▶ [What you need to do]: Make an exact copy of the lines, leaving the pictures out.

▶ [Provided material]:
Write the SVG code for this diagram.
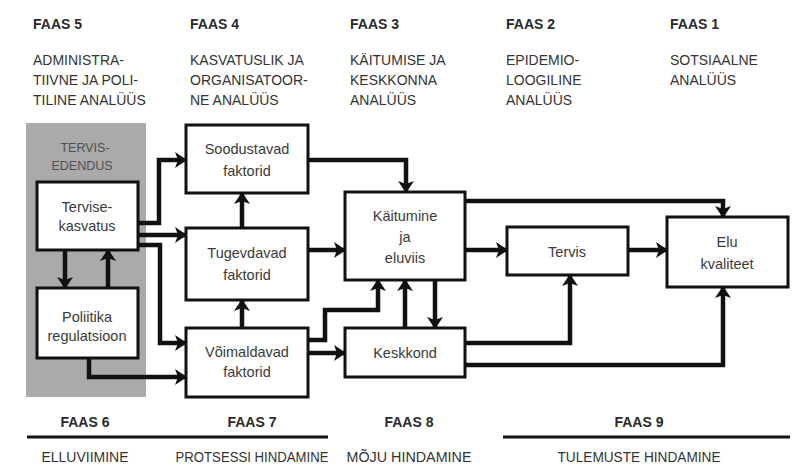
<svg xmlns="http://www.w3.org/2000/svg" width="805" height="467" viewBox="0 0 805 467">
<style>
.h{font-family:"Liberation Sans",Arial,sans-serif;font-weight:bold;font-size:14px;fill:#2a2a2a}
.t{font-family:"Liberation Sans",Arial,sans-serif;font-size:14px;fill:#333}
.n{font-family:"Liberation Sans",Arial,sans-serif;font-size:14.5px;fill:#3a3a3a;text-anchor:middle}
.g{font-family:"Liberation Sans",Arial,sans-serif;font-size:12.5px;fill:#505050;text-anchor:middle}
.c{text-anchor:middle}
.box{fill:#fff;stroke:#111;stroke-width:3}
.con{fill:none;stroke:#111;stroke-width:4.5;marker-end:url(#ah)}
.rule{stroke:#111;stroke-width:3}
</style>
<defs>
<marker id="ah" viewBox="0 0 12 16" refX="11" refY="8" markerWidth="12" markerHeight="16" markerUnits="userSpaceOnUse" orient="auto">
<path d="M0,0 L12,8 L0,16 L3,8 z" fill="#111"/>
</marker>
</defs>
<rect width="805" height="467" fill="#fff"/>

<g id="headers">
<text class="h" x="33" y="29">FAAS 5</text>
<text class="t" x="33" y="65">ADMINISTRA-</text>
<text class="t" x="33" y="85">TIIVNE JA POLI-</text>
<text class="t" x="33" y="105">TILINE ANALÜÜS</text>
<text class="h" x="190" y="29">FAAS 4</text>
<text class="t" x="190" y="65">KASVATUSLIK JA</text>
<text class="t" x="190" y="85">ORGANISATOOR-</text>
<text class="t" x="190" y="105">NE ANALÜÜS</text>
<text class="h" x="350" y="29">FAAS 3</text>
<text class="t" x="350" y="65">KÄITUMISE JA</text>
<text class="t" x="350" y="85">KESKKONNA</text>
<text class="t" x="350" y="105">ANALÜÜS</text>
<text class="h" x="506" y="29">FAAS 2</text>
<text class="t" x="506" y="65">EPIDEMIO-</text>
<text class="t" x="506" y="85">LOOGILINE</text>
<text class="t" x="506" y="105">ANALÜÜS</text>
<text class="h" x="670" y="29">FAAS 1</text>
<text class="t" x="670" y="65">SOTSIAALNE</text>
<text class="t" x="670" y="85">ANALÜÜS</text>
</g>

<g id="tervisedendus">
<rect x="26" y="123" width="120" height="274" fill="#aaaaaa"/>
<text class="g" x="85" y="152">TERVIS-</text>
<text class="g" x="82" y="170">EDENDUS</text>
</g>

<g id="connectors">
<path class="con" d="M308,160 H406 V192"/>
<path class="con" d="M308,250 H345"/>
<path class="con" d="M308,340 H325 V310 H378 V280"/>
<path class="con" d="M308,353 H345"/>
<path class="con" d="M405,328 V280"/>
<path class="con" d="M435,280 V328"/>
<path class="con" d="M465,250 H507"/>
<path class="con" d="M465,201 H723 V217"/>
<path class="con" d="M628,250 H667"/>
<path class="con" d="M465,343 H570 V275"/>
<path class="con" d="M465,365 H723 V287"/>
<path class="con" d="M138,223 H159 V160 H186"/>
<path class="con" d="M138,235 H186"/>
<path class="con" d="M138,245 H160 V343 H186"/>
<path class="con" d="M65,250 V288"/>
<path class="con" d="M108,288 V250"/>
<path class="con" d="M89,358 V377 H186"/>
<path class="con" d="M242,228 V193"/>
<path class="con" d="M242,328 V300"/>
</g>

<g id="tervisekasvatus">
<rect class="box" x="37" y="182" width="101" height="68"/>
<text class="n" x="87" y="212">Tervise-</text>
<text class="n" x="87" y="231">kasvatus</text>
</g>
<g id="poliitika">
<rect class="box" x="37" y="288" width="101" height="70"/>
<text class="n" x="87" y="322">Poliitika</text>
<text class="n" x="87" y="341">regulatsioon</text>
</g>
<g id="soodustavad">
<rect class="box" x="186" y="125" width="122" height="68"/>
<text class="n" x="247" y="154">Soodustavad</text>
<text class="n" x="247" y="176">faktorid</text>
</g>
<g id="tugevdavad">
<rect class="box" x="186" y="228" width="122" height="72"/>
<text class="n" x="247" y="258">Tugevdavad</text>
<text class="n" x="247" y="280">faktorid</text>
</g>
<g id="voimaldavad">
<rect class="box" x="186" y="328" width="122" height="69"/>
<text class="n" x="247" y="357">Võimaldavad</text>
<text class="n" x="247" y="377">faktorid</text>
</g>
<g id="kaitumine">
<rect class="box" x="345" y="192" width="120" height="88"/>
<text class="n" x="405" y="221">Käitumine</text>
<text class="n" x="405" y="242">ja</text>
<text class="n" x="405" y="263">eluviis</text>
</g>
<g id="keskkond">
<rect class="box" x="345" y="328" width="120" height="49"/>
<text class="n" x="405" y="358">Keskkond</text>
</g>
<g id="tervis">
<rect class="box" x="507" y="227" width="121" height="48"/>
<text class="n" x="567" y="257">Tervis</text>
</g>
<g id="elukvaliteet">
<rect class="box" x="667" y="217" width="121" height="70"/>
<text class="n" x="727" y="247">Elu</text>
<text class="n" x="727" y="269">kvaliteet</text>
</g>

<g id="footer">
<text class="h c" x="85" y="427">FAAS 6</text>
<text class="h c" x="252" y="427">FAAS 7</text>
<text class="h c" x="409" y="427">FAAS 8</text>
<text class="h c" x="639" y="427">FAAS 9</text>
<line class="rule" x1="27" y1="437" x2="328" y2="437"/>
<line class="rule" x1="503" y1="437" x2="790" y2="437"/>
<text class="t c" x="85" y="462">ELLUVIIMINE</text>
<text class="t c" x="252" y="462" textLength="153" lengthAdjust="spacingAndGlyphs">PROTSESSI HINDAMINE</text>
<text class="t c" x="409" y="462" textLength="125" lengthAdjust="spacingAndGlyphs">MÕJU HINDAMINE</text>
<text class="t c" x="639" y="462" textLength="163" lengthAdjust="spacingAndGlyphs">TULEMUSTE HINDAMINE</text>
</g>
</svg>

▶ [Full solution]:
Write the SVG code for this diagram.
<svg xmlns="http://www.w3.org/2000/svg" width="805" height="467" viewBox="0 0 805 467">
<style>
.h{font-family:"Liberation Sans",Arial,sans-serif;font-weight:bold;font-size:14px;fill:#2a2a2a}
.t{font-family:"Liberation Sans",Arial,sans-serif;font-size:14px;fill:#333}
.n{font-family:"Liberation Sans",Arial,sans-serif;font-size:14.5px;fill:#3a3a3a;text-anchor:middle}
.g{font-family:"Liberation Sans",Arial,sans-serif;font-size:12.5px;fill:#505050;text-anchor:middle}
.c{text-anchor:middle}
.box{fill:#fff;stroke:#111;stroke-width:3}
.con{fill:none;stroke:#111;stroke-width:4.5;marker-end:url(#ah)}
.rule{stroke:#111;stroke-width:3}
</style>
<defs>
<marker id="ah" viewBox="0 0 12 16" refX="11" refY="8" markerWidth="12" markerHeight="16" markerUnits="userSpaceOnUse" orient="auto">
<path d="M0,0 L12,8 L0,16 L3,8 z" fill="#111"/>
</marker>
</defs>
<rect width="805" height="467" fill="#fff"/>

<g id="headers">
<text class="h" x="33" y="29">FAAS 5</text>
<text class="t" x="33" y="65">ADMINISTRA-</text>
<text class="t" x="33" y="85">TIIVNE JA POLI-</text>
<text class="t" x="33" y="105">TILINE ANALÜÜS</text>
<text class="h" x="190" y="29">FAAS 4</text>
<text class="t" x="190" y="65">KASVATUSLIK JA</text>
<text class="t" x="190" y="85">ORGANISATOOR-</text>
<text class="t" x="190" y="105">NE ANALÜÜS</text>
<text class="h" x="350" y="29">FAAS 3</text>
<text class="t" x="350" y="65">KÄITUMISE JA</text>
<text class="t" x="350" y="85">KESKKONNA</text>
<text class="t" x="350" y="105">ANALÜÜS</text>
<text class="h" x="506" y="29">FAAS 2</text>
<text class="t" x="506" y="65">EPIDEMIO-</text>
<text class="t" x="506" y="85">LOOGILINE</text>
<text class="t" x="506" y="105">ANALÜÜS</text>
<text class="h" x="670" y="29">FAAS 1</text>
<text class="t" x="670" y="65">SOTSIAALNE</text>
<text class="t" x="670" y="85">ANALÜÜS</text>
</g>

<g id="tervisedendus">
<rect x="26" y="123" width="120" height="274" fill="#aaaaaa"/>
<text class="g" x="85" y="152">TERVIS-</text>
<text class="g" x="82" y="170">EDENDUS</text>
</g>

<g id="connectors">
<path class="con" d="M308,160 H406 V192"/>
<path class="con" d="M308,250 H345"/>
<path class="con" d="M308,340 H325 V310 H378 V280"/>
<path class="con" d="M308,353 H345"/>
<path class="con" d="M405,328 V280"/>
<path class="con" d="M435,280 V328"/>
<path class="con" d="M465,250 H507"/>
<path class="con" d="M465,201 H723 V217"/>
<path class="con" d="M628,250 H667"/>
<path class="con" d="M465,343 H570 V275"/>
<path class="con" d="M465,365 H723 V287"/>
<path class="con" d="M138,223 H159 V160 H186"/>
<path class="con" d="M138,235 H186"/>
<path class="con" d="M138,245 H160 V343 H186"/>
<path class="con" d="M65,250 V288"/>
<path class="con" d="M108,288 V250"/>
<path class="con" d="M89,358 V377 H186"/>
<path class="con" d="M242,228 V193"/>
<path class="con" d="M242,328 V300"/>
</g>

<g id="tervisekasvatus">
<rect class="box" x="37" y="182" width="101" height="68"/>
<text class="n" x="87" y="212">Tervise-</text>
<text class="n" x="87" y="231">kasvatus</text>
</g>
<g id="poliitika">
<rect class="box" x="37" y="288" width="101" height="70"/>
<text class="n" x="87" y="322">Poliitika</text>
<text class="n" x="87" y="341">regulatsioon</text>
</g>
<g id="soodustavad">
<rect class="box" x="186" y="125" width="122" height="68"/>
<text class="n" x="247" y="154">Soodustavad</text>
<text class="n" x="247" y="176">faktorid</text>
</g>
<g id="tugevdavad">
<rect class="box" x="186" y="228" width="122" height="72"/>
<text class="n" x="247" y="258">Tugevdavad</text>
<text class="n" x="247" y="280">faktorid</text>
</g>
<g id="voimaldavad">
<rect class="box" x="186" y="328" width="122" height="69"/>
<text class="n" x="247" y="357">Võimaldavad</text>
<text class="n" x="247" y="377">faktorid</text>
</g>
<g id="kaitumine">
<rect class="box" x="345" y="192" width="120" height="88"/>
<text class="n" x="405" y="221">Käitumine</text>
<text class="n" x="405" y="242">ja</text>
<text class="n" x="405" y="263">eluviis</text>
</g>
<g id="keskkond">
<rect class="box" x="345" y="328" width="120" height="49"/>
<text class="n" x="405" y="358">Keskkond</text>
</g>
<g id="tervis">
<rect class="box" x="507" y="227" width="121" height="48"/>
<text class="n" x="567" y="257">Tervis</text>
</g>
<g id="elukvaliteet">
<rect class="box" x="667" y="217" width="121" height="70"/>
<text class="n" x="727" y="247">Elu</text>
<text class="n" x="727" y="269">kvaliteet</text>
</g>

<g id="footer">
<text class="h c" x="85" y="427">FAAS 6</text>
<text class="h c" x="252" y="427">FAAS 7</text>
<text class="h c" x="409" y="427">FAAS 8</text>
<text class="h c" x="639" y="427">FAAS 9</text>
<line class="rule" x1="27" y1="437" x2="328" y2="437"/>
<line class="rule" x1="503" y1="437" x2="790" y2="437"/>
<text class="t c" x="85" y="462">ELLUVIIMINE</text>
<text class="t c" x="252" y="462" textLength="153" lengthAdjust="spacingAndGlyphs">PROTSESSI HINDAMINE</text>
<text class="t c" x="409" y="462" textLength="125" lengthAdjust="spacingAndGlyphs">MÕJU HINDAMINE</text>
<text class="t c" x="639" y="462" textLength="163" lengthAdjust="spacingAndGlyphs">TULEMUSTE HINDAMINE</text>
</g>
</svg>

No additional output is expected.